Dick, que , no meu entender, sempre criticou a sociedade através de
personagens marginalizados e que viviam angustiados buscando seu
espaço em uma sociedade que os oprimia. Para minha surpresa, o
tradutor de "tropas estelares", Carlos Angelo, respondeu
meu questionamento e , através de um discurso tão convincente
quanto do professor Dubois, me mostrou que na verdade os personagens
de Heinlein tinham tantos dilemas sociais quanto os de Dick, sendo o
próprio autor de "O homem do castelo alto" influenciado
pela obra e pensamento de Heinlein (não importando a visão política
dos dois). Angelo ainda me fez a gentileza de indicar alguns livros
para complementar essa visão sobre a obra do autor (que com certeza
lerei em breve) e tivemos uma conversa bem bacana sobre o universo do
autor (dentro do que 140 carácteres nos permitiram).

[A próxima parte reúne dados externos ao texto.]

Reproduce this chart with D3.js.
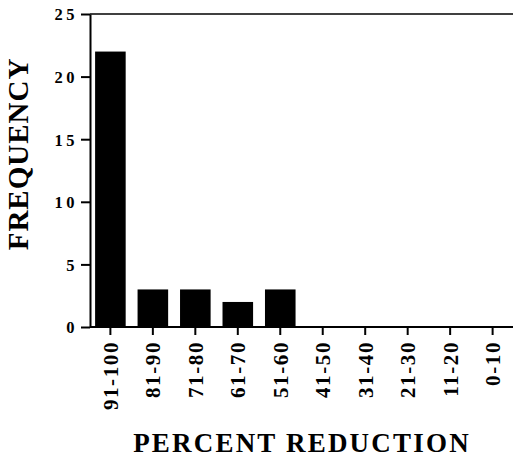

O que mais eu poderia falar
sobre esse livro, a não ser que ele é uma das melhores obras do
gênero que já li?! É um livro escrita com primor e genialidade,
misturando com competência ação, debates filosóficos e até
crítica social; consegue ser divertido e profundo sem parecer
forçado e plantou em mim a vontade de ler tudo que Heinlein escreveu
(tanto que já reservei "Um estranho numa terra estranha"
para próxima semana). Posso definir minha experiência de leitura
dizendo que uma das melhores sensações do mundo é quando desejamos
muito uma coisa e quando a temos, ela supera todas nossas
expectativas e, foi exatamente isso que senti quando terminei as 364
páginas desse clássico. Tropas estelares é um livro fantástico,
cheio de ação e questionamentos que vão te fazer querer reler o
livro assim que terminá-lo, um clássico obrigatório para quem é
fã de ficção científica e uma possível porta para a literatura
para quem quer começar a ler, me apresentou a genialidade de Robert.
A Heinlein, autor que pretendo ler toda obra e indicar para todos
meus amigos, para honra e glória da infantaria.